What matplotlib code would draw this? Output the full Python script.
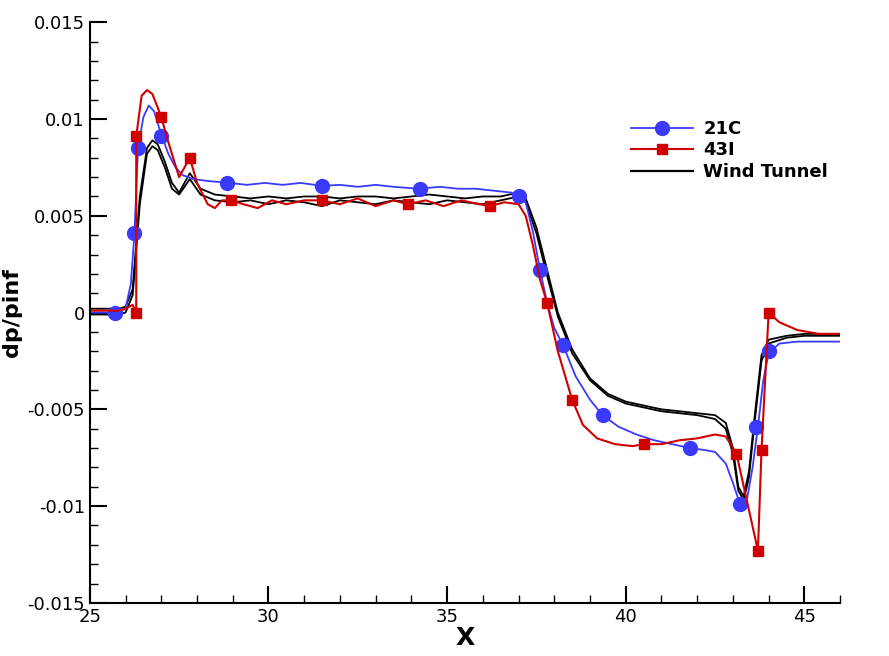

--

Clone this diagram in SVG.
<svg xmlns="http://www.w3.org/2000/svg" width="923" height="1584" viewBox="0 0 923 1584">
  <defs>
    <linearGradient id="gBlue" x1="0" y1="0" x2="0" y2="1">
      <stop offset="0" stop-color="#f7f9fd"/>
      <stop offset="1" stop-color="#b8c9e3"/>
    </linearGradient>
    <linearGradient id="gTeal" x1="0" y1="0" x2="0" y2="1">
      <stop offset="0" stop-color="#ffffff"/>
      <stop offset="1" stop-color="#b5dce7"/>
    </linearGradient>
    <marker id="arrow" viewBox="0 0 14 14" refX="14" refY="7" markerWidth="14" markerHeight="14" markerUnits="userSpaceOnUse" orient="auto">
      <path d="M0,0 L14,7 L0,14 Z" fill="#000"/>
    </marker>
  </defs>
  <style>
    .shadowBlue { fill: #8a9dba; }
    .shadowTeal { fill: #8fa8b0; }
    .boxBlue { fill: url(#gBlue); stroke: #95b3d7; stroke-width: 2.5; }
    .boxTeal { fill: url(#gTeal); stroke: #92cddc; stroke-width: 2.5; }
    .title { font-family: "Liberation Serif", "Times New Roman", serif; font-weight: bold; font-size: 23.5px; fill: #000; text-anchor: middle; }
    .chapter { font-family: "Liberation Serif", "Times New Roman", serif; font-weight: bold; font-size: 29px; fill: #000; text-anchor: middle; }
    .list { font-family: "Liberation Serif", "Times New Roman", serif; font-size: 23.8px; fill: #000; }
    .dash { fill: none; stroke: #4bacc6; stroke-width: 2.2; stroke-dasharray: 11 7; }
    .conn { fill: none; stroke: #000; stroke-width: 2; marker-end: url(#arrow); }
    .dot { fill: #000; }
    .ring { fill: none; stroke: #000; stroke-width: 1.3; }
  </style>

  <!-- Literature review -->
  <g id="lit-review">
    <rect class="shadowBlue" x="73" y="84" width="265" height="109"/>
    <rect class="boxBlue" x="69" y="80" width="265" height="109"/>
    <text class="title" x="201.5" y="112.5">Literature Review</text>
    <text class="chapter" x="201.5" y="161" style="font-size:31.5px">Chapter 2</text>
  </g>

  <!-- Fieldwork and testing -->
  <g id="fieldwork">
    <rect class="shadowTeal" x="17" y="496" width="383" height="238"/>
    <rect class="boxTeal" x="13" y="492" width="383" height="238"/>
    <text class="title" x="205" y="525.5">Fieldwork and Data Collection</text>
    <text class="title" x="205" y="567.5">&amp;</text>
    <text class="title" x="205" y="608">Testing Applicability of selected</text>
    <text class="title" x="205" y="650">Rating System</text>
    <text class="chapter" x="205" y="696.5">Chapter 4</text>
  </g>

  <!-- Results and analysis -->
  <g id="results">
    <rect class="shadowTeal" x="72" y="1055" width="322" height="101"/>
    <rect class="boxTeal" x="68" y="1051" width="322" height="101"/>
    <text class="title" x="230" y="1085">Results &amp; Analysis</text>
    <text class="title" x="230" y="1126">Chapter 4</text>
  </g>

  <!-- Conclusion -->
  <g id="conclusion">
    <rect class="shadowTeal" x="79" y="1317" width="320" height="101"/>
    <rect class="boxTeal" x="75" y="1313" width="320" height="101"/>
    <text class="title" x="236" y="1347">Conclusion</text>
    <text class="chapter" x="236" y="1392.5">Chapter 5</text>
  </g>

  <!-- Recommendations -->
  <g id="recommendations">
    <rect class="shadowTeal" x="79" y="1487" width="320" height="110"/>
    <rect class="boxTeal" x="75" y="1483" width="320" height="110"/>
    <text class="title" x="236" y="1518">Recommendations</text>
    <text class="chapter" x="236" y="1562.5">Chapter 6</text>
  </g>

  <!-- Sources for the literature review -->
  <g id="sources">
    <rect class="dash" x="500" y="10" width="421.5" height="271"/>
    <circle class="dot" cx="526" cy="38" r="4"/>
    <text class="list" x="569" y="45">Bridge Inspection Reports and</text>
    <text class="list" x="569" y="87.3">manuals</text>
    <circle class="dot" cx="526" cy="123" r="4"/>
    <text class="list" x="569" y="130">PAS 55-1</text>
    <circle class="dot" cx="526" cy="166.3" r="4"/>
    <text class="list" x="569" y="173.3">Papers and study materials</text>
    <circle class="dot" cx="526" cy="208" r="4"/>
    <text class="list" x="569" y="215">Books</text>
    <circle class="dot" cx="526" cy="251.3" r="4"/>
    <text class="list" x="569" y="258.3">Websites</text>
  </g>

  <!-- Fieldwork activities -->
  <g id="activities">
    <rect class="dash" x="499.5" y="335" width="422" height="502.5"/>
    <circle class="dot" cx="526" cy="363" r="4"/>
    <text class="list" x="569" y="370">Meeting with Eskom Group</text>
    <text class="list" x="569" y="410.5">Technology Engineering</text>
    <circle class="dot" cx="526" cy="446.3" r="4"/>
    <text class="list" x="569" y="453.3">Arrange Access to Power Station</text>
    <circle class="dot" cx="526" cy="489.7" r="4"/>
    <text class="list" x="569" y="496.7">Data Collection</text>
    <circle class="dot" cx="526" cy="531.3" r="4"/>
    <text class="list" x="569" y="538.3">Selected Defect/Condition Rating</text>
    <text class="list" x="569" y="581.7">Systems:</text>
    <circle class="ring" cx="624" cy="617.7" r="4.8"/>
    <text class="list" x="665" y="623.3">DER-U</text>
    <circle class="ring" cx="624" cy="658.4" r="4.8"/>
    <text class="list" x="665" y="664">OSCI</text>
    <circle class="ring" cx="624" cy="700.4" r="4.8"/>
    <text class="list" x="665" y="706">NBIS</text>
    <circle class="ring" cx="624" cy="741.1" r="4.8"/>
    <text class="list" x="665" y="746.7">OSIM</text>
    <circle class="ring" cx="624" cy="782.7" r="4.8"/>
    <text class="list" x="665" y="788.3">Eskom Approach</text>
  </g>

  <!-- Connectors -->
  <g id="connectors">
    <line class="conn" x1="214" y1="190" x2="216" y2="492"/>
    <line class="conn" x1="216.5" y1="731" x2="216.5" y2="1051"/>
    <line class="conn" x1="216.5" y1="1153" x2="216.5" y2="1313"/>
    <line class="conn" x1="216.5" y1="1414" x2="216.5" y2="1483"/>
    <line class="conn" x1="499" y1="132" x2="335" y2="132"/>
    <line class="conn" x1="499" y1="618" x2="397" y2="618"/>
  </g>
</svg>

---

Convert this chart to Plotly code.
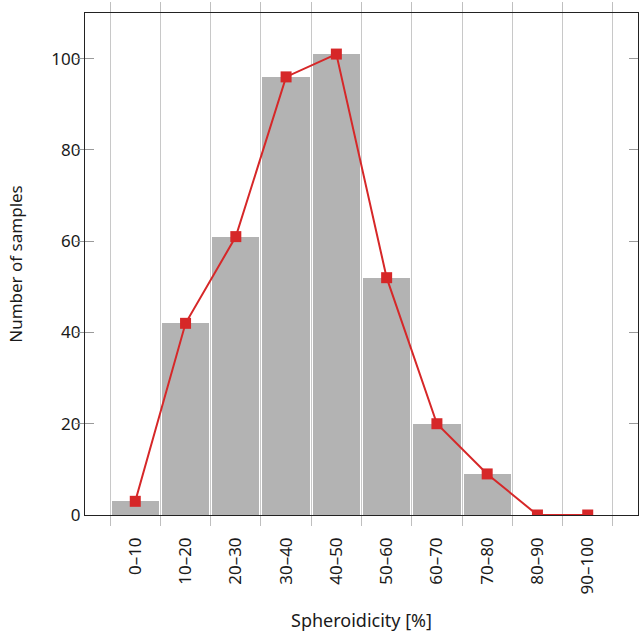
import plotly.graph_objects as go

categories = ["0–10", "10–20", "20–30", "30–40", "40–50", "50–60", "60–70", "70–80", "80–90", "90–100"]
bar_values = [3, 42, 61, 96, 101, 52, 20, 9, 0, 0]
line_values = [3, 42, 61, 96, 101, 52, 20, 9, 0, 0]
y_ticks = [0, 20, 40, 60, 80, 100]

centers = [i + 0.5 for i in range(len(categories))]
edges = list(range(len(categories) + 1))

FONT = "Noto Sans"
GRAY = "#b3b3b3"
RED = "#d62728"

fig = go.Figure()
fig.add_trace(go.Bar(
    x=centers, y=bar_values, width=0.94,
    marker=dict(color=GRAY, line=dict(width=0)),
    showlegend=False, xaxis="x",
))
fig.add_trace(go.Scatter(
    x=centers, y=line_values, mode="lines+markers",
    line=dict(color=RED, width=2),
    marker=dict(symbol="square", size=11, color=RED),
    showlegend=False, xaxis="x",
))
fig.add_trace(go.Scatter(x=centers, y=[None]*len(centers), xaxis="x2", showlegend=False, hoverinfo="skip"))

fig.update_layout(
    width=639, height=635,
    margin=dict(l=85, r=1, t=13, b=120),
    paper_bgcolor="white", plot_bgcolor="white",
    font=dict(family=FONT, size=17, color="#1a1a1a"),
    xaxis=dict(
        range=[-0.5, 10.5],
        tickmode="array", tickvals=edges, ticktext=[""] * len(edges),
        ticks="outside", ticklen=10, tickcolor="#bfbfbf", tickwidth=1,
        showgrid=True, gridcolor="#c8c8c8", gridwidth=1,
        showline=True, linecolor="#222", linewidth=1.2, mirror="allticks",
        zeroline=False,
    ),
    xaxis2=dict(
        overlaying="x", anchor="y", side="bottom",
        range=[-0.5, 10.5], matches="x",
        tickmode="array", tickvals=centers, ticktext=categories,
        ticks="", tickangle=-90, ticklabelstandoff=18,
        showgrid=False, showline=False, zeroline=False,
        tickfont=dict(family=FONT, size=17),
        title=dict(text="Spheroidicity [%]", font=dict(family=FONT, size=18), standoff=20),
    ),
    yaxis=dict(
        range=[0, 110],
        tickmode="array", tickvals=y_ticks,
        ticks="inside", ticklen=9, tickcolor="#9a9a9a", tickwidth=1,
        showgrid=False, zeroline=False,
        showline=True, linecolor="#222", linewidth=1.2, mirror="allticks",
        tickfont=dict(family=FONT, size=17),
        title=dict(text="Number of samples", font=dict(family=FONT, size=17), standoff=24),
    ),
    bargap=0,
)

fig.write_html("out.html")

**Problem**
Of the lines in this listing, report how many contain the string "code", and give the number only.

**Response for this exercise**
2